Construction is behind the times when it comes to the successful integration of technology. While there has been some introduction of innovative approaches – drones on site and 3D printing, for example – cases of sustained incorporation are few and far between. So why is the sector so adverse to tech?
Money, money, money
While there are multiple possibilities banded around the market, much of the arguments have an element of financial scrutiny. The fact is, tech costs money, and quite often this figure alone is off-putting. For those able to see past their bank balance, the value of the outputs creates another level of concern.
Indeed, according to insight from McKinsey, where engineering and construction companies have invested in software and digital tool collaboration, very few have done so on a large scale. The result is a rather modest return on investment that doesn’t demonstrate why on-going investment is beneficial. And herein lies the crux of the problem.

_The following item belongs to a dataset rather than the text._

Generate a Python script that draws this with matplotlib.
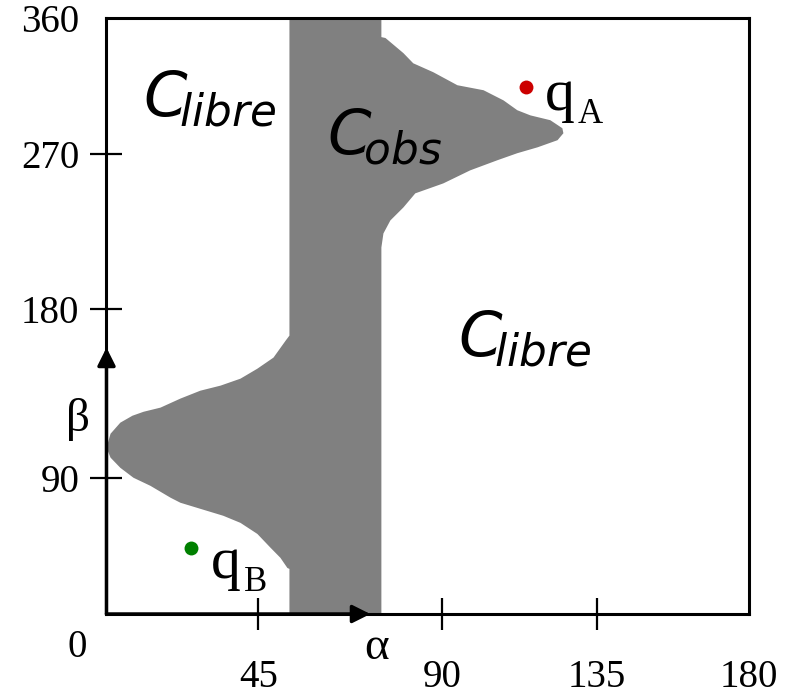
import numpy as np
import matplotlib
matplotlib.use('Agg')
import matplotlib.pyplot as plt

# axis tick values (degrees)
alpha_ticks = [45, 90, 135, 180]
beta_ticks = [90, 180, 270, 360]

# obstacle region C_obs, outline in (alpha, beta) degrees
obs_alpha = [52.6, 75.1, 75.1, 76.1, 80.5, 82.9, 87.8, 94.4, 102.0, 107.8, 111.8,
             115.6, 121.4, 124.9, 125.2, 123.5, 117.7, 111.8, 106.0, 98.1, 90.3,
             83.4, 80.5, 77.3, 75.6, 75.1, 75.1, 52.6,
             52.6, 52.1, 50.4, 48.0, 44.7, 39.7, 34.6, 27.8, 21.9, 19.0, 13.0,
             8.0, 4.1, 1.2, 0.0, 1.2, 4.1, 7.7, 11.0, 16.0, 21.9, 27.8, 33.8,
             39.7, 44.7, 48.7, 51.7, 52.6]
obs_beta = [360, 360, 347.4, 346.8, 336.8, 330.1, 324.2, 315.6, 312.3, 305.6, 299.1,
            295.7, 292.5, 287.2, 283.9, 279.3, 274.6, 270.7, 266.5, 260.6, 253.0,
            247.2, 239.0, 231.4, 223.8, 215.6, 0, 0,
            29.8, 30.4, 37.1, 43.7, 52.9, 60.2, 64.9, 69.5, 73.5, 76.8, 84.7,
            90.0, 95.3, 100.7, 106.0, 113.4, 119.3, 123.0, 125.1, 127.3, 132.1,
            136.3, 139.0, 142.7, 148.0, 153.9, 163.0, 165.6]

# configurations
qA = (114.4, 314.3)
qB = (24.9, 43.7)

# the original axes are hand drawn, ticks are not evenly spaced
alpha_knots = [0, 45, 90, 135, 180]
alpha_frac = [0.0, 0.2364, 0.5226, 0.7636, 1.0]
beta_knots = [0, 90, 180, 270, 360]
beta_frac = [0.0, 0.2286, 0.5126, 0.7714, 1.0]


def piecewise(knots, frac):
    def fwd(v):
        return np.interp(v, knots, frac)

    def inv(f):
        return np.interp(f, frac, knots)
    return fwd, inv


plt.rcParams['font.family'] = 'Liberation Serif'
plt.rcParams['mathtext.fontset'] = 'dejavusans'

fig = plt.figure(figsize=(7.9, 6.96), dpi=100)
ax = fig.add_axes([0.1348, 0.1178, 0.8133, 0.8563])
ax.set_xscale('function', functions=piecewise(alpha_knots, alpha_frac))
ax.set_yscale('function', functions=piecewise(beta_knots, beta_frac))
ax.set_xlim(0, 180)
ax.set_ylim(0, 360)

ax.fill(obs_alpha, obs_beta, color='#808080', lw=0, zorder=2)

ax.plot(*qA, 'o', color='#cc0000', ms=10, mec='none', zorder=4)
ax.plot(*qB, 'o', color='#008000', ms=10, mec='none', zorder=4)

ax.text(119.9, 299.1, 'q', fontsize=43, va='baseline', zorder=5)
ax.text(129.2, 290.5, 'A', fontsize=25, va='baseline', zorder=5)
ax.text(30.8, 23.8, 'q', fontsize=43, va='baseline', zorder=5)
ax.text(40.6, 15.2, 'B', fontsize=25, va='baseline', zorder=5)

ax.text(10.7, 295.8, r'$C_{\!libre}$', fontsize=45, va='baseline', zorder=5)
ax.text(61.9, 270.7, r'$C_{\!obs}$', fontsize=45, va='baseline', zorder=5)
ax.text(94.6, 155.0, r'$C_{\!libre}$', fontsize=45, va='baseline', zorder=5)

# axis arrows
arrow = dict(arrowstyle='-|>,head_length=0.4,head_width=0.2', color='black',
             lw=2.5, shrinkA=0, shrinkB=0, mutation_scale=27)
ax.annotate('', xy=(72.4, 0), xytext=(0, 0), arrowprops=arrow, zorder=6,
            annotation_clip=False)
ax.annotate('', xy=(0, 159.2), xytext=(0, 0), arrowprops=arrow, zorder=6,
            annotation_clip=False)

ax.text(-0.045, 0.326, '\u03b2', transform=ax.transAxes, fontsize=34,
        ha='center', va='center')
ax.text(0.42, -0.057, '\u03b1', transform=ax.transAxes, fontsize=34,
        ha='center', va='center')
ax.text(-0.045, -0.057, '0', transform=ax.transAxes, fontsize=28,
        ha='center', va='center')

ax.set_xticks(alpha_ticks)
ax.set_xticklabels([str(v) for v in alpha_ticks])
ax.set_yticks(beta_ticks)
ax.set_yticklabels([str(v) for v in beta_ticks])
ax.tick_params(direction='inout', length=23, width=1.6, labelsize=28, color='black')
ax.tick_params(axis='x', pad=21)
ax.tick_params(axis='y', pad=8)
ax.xaxis.get_major_ticks()[-1].tick1line.set_visible(False)
ax.yaxis.get_major_ticks()[-1].tick1line.set_visible(False)
ax.minorticks_off()

for s in ax.spines.values():
    s.set_linewidth(2.2)
    s.set_zorder(3)

fig.savefig('out.png', dpi=100)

I’d argue that where there have been previous examples of firms leaping before they can walk by integrating ‘impressive’ and rather expensive tech such as drones and 3D printing, the financial impact has created a level of caution across the sector that’s stalling progress. Construction needs to consider mimicking the actions of other industries and, rather than seeking high-profile and creative incorporations of tech, start small. Investing in minor changes that deliver the highest return on investment with minimal disruption will be beneficial in numerous ways. In the first instance, this will help shift mindsets to ensure all stakeholders in the firm can identify the value of tech incorporation. Perhaps more importantly, starting small minimises the risks and uncertainty, so if things do go wrong, it’s likely to be easier to rectify with less impact on the bottom line.
Secondly, but arguably crucially, the best ROI can often be delivered through the incorporation of tech in back office activity. Starting here allows firms to get their house in order before they expand their investment into other areas of the business.

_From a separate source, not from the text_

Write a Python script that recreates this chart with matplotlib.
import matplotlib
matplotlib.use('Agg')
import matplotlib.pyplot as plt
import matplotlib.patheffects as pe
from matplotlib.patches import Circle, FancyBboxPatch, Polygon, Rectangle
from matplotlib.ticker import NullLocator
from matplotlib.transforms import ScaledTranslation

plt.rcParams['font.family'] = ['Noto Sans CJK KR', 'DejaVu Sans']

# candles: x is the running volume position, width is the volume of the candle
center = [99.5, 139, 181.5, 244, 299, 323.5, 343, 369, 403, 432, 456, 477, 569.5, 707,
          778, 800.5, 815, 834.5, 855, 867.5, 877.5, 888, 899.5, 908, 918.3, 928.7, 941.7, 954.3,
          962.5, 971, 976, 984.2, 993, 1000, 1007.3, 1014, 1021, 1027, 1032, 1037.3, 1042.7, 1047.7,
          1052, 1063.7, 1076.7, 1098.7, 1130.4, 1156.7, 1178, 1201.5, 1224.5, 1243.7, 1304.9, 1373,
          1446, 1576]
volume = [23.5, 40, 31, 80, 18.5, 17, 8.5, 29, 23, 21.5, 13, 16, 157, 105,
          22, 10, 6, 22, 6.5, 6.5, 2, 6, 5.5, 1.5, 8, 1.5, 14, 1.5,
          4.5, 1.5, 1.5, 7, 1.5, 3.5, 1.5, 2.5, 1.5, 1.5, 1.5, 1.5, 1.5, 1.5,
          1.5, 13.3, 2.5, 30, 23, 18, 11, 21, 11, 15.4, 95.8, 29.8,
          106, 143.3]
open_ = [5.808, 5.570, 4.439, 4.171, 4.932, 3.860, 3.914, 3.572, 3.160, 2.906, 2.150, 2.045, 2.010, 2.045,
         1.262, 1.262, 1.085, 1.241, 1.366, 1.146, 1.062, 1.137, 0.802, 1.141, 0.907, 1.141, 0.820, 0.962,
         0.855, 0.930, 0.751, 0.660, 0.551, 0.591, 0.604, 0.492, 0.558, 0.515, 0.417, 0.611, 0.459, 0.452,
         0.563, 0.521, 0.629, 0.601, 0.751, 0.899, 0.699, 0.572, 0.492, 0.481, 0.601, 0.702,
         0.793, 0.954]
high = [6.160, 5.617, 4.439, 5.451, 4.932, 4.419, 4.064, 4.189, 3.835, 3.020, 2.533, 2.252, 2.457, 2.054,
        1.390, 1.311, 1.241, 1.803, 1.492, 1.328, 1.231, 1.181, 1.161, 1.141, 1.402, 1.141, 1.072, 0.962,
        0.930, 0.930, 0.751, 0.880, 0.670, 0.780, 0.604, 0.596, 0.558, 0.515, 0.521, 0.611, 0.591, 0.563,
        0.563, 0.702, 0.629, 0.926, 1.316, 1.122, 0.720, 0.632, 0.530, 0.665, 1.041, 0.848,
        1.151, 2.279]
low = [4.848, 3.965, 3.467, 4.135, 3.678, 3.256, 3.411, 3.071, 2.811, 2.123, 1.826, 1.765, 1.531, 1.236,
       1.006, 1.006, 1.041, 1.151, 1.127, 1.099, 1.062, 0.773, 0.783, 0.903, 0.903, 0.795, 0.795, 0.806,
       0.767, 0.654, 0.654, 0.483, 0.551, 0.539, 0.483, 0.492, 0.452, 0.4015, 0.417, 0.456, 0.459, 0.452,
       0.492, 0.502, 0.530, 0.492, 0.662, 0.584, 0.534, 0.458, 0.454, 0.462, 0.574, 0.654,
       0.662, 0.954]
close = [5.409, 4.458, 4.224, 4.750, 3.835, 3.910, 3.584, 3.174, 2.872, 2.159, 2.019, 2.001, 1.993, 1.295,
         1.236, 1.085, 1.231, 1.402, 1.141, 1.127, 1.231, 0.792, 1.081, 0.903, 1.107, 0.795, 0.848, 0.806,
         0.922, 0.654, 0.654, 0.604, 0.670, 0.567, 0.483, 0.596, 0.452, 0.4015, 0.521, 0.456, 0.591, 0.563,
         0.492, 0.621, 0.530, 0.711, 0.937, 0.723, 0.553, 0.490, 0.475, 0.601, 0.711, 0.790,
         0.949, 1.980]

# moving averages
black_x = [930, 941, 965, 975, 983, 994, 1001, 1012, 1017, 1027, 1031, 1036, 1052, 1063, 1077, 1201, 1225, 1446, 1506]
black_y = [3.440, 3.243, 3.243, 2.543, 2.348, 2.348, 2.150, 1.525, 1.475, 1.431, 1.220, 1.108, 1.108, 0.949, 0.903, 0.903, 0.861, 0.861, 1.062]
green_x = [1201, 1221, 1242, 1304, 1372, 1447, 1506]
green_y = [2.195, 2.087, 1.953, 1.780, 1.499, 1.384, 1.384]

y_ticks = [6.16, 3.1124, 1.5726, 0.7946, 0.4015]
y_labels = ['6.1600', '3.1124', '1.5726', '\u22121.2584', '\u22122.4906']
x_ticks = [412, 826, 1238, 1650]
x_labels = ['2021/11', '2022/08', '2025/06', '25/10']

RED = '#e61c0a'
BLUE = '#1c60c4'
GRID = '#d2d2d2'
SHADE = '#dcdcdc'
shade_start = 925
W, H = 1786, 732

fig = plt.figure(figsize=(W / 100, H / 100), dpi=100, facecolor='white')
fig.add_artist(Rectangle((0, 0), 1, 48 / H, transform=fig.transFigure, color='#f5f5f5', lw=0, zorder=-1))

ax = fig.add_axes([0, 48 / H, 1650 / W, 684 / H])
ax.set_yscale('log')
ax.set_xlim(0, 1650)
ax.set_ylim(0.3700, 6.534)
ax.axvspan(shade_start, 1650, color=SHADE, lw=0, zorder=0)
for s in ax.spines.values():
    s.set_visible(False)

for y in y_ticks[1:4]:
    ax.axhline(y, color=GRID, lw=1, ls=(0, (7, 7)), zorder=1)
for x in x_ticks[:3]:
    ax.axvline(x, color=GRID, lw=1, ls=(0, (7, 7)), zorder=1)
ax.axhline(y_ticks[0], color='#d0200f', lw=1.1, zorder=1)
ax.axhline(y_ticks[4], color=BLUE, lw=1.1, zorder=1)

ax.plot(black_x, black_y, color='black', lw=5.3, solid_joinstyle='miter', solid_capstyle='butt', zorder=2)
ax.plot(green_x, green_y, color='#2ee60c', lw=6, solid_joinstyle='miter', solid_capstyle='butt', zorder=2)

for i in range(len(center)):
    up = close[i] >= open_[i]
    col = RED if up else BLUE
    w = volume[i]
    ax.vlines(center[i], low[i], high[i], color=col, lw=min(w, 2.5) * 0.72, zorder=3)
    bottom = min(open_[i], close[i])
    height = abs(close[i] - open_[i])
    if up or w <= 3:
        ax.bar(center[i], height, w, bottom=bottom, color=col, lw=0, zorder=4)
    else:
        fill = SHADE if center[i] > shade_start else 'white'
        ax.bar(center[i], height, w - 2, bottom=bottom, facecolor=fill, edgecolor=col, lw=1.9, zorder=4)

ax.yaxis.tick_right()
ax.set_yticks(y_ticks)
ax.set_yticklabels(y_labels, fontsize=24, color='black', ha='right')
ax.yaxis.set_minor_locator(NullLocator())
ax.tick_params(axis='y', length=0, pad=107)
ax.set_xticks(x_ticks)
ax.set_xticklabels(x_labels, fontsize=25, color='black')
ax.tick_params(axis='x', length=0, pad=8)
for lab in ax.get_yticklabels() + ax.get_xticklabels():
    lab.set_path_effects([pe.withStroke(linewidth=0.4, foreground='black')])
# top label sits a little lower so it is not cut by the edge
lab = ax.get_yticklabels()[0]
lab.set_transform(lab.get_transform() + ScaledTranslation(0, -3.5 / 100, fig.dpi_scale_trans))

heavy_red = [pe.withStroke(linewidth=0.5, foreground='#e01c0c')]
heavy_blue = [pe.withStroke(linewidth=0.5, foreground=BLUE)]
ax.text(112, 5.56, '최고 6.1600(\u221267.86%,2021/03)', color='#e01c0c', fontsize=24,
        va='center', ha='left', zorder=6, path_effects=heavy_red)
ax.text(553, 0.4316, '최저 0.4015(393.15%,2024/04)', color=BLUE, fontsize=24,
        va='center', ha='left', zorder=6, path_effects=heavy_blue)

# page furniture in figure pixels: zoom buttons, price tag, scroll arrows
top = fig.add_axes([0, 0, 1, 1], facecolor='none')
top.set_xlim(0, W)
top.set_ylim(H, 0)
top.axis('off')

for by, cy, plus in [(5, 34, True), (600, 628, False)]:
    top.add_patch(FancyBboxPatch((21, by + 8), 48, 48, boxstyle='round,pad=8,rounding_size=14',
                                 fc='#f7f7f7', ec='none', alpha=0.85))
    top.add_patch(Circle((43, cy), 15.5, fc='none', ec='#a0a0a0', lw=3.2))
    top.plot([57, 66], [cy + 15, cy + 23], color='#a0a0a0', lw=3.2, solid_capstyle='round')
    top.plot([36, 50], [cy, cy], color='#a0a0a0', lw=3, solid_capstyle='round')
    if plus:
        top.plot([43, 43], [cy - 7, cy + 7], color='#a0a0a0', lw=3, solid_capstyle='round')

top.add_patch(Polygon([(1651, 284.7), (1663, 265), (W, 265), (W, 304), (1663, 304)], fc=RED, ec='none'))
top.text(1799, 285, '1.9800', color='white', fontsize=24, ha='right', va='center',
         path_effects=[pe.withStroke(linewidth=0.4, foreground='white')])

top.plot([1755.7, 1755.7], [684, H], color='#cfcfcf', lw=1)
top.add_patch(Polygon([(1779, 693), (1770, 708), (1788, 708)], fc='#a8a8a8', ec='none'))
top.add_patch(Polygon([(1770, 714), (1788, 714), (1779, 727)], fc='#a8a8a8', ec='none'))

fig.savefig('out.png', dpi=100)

The other barrier to technological success is the lack of experts available in this field. Tech skills across all sectors are in short supply and high demand. For construction, the misconception that it is an industry with fewer career prospects means sourcing the required professionals is extremely challenging.

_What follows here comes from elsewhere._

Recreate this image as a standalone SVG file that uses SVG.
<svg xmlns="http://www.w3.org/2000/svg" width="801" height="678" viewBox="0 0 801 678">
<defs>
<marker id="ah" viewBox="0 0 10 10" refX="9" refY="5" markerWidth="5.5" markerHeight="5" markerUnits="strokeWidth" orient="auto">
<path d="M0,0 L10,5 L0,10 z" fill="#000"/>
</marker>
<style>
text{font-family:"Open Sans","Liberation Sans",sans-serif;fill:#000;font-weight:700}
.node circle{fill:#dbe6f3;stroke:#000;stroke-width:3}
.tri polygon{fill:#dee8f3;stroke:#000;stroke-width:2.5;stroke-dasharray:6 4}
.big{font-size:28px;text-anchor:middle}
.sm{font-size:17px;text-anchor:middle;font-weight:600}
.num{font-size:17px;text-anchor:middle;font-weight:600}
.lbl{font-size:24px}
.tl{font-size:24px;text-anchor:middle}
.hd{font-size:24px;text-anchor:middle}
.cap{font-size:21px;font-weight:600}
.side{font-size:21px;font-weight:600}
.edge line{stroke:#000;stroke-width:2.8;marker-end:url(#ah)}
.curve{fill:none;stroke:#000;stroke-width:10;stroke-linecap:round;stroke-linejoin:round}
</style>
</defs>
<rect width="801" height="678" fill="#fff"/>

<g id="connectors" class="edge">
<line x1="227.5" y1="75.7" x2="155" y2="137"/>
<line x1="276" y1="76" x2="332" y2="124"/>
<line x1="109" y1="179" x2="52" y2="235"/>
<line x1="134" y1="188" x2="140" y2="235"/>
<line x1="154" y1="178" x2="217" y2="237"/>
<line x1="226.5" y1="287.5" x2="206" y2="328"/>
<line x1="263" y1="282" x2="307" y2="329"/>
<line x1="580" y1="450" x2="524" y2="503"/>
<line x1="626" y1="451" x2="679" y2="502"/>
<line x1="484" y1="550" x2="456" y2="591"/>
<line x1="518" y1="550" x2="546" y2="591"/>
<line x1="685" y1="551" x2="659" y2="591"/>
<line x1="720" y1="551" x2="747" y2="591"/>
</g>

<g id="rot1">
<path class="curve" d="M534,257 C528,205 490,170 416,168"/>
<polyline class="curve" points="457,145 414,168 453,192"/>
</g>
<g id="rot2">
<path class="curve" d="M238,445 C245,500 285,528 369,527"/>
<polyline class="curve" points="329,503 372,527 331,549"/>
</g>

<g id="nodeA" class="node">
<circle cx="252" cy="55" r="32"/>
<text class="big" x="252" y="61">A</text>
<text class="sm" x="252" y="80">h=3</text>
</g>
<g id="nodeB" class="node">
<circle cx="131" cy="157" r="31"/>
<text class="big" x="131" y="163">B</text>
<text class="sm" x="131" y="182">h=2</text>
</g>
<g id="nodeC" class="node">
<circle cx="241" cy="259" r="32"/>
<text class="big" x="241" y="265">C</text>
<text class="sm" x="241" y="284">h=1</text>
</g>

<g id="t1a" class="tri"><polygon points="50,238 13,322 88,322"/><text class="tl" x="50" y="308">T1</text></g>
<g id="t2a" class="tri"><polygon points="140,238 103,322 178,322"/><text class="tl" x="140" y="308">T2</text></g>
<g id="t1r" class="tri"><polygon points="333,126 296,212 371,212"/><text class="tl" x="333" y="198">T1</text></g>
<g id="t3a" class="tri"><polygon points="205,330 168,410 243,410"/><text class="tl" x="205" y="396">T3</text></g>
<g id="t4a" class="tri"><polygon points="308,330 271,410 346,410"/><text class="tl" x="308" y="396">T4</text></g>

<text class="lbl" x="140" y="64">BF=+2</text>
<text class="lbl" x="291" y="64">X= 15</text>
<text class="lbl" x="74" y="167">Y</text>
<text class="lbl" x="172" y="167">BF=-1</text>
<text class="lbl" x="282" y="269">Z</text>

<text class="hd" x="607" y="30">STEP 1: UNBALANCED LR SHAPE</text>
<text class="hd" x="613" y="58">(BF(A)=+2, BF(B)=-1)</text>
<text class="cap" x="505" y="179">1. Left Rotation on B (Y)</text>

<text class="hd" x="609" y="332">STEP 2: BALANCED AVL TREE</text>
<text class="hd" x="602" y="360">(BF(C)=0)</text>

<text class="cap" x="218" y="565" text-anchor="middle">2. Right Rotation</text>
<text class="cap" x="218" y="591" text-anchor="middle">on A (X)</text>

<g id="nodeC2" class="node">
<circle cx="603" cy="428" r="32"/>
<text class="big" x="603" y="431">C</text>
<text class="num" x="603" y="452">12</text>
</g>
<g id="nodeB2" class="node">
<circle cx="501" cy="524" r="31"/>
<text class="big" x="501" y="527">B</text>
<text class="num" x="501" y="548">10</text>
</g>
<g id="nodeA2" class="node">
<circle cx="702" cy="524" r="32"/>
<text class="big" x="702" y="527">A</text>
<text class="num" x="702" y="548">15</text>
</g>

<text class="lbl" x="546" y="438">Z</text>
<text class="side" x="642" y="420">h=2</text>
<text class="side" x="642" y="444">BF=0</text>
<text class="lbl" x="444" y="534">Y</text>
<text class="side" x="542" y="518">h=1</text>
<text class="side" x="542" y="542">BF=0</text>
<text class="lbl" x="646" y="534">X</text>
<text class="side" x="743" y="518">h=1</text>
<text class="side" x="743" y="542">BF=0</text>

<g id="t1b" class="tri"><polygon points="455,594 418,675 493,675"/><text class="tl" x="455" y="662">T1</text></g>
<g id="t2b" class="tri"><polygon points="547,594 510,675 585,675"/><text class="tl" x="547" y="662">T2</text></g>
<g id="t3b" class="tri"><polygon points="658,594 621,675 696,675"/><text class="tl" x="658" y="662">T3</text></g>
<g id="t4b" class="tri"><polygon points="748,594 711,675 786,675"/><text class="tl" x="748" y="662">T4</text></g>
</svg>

There are of course ways around this. It’s not necessary to have all of the tech skills in-house, for example, and it’s possible to make the software do most of the work in many cases, just as a drone would on site.
In my view, while inhibitors such as money and skills have stalled digital evolution in construction, the fact that there are solutions around these suggests a more complex challenge: human nature. It’s in our DNA to be wary of change and given how stretched the UK construction industry is at the moment, it’s understandable why some decision makers haven’t focused all of their attention on introducing tech developments. But with project costs spiralling out of control, skills shortages impacting forecasting and the next generation of the workforce demanding greater digital innovation, businesses simply can’t continue with this caution.
What we need is for more organisations to lead the way with demonstrable results from the adoption of tech to get others to follow suit. The question is, who will be the Pied Piper?